The EU-CEE and the Western Balkans may look forward to rising FDI inflows in 2018, thanks to buoyant economic growth. But FDI activity will not return to the pre-financial crisis level due to the subdued investment appetite of multinational companies. The scope for foreign takeovers is limited also in host economies where foreign affiliates produce 40–50% of GDP in the business sector – such as Hungary, Slovakia, Romania and the Czech Republic. In addition, political support for FDI focuses only on export-oriented investments with high-technology content; in other sectors domestic investors are strong and preferred competitors.
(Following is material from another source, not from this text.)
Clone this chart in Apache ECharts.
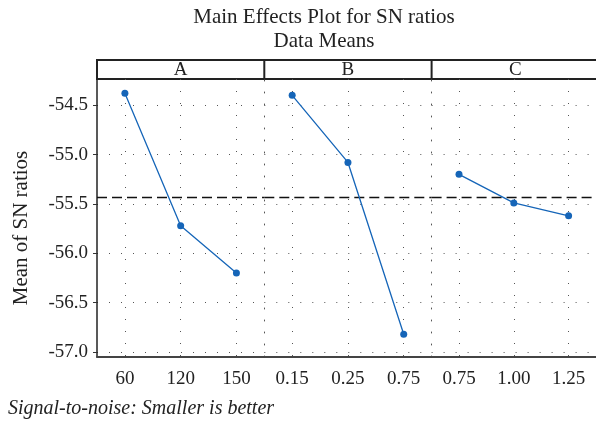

Labour shortage is an obstacle to new investments in the EU-CEE region. Greenfield investors face difficulties in meeting the employment demand for 220,000 new jobs to be generated by greenfield projects announced in 2017. In Hungary, foreign greenfield projects will absorb 90% of the potential new entrants to the labour market; in the Czech Republic and Poland – about 50%; in Slovakia and Serbia – 25%; and in Romania – 20%. As a comparison, foreign affiliates currently employ only about 25% of the labour force in these countries. The strained labour market situation may hinder further FDI, unless investors consider new options, such as automation or moving further to the east. The latter option is not very likely in the near future, as those eastern countries (such as Ukraine) provide inferior business conditions and infrastructure. The Western Balkans can provide alternative locations offering an underutilised labour pool and improving infrastructure.

Aside from business conditions in the region, there are several global developments that will shape FDI flows in 2018 and beyond. Sanctions on Russian oligarchs hit hard, triggering declines in both inward and outward Russian FDI in relation with the US and Europe. The USA’s corporate tax and profit repatriation reforms and its tariffs on steel and aluminium imports will channel global FDI flows to that country. If import tariffs on cars are applied to EU members, they will also hurt suppliers in CESEE. Brexit may imply a rethinking by foreign investors in Britain in terms of value chains or sunk costs and relocate parts of their activity. Digitalisation and industry 4.0 are expected to reduce the role of labour costs in splitting and locating the value chain, thus reducing the scope and size of globalised production. In this process, EU-CEE countries may lose some of their attractiveness as production sites in the long run, as automated production may not be sourced out any more.

Austria remains the third most important immediate investor in the EU-CEE, after the Netherlands and Germany (9.2% of the inward stock in 2016) and the second most important in the Western Balkans (11%) (host country data; Table 3). Restructuring in banking (UniCredit) and other sectors has diminished the size of Austrian FDI stocks in the region. The significance of Austrian FDI is much lower in farther-away countries, such as the Baltic states or Russia.

Austrian direct investors enjoy above-average profitability in the EU-CEE. The region’s share in the Austrian outward FDI stock amounted to 25.5% in 2017, while it contributed 33% to the FDI income earned globally (OeNB data).

Austrian companies’ earnings in the EU-CEE amounted to 1.2% of GDP in 2017. This sum is much larger than Austria’s net contribution to the EU budget, which was 0.8% of GDP (2016). The relationship between the two is that a large part of the country’s payments to the EU budget has in fact gone on improving the infrastructure and the business environment in the EU-CEE and has helped Austrian (and other countries’) companies to earn profits on their investments in the region.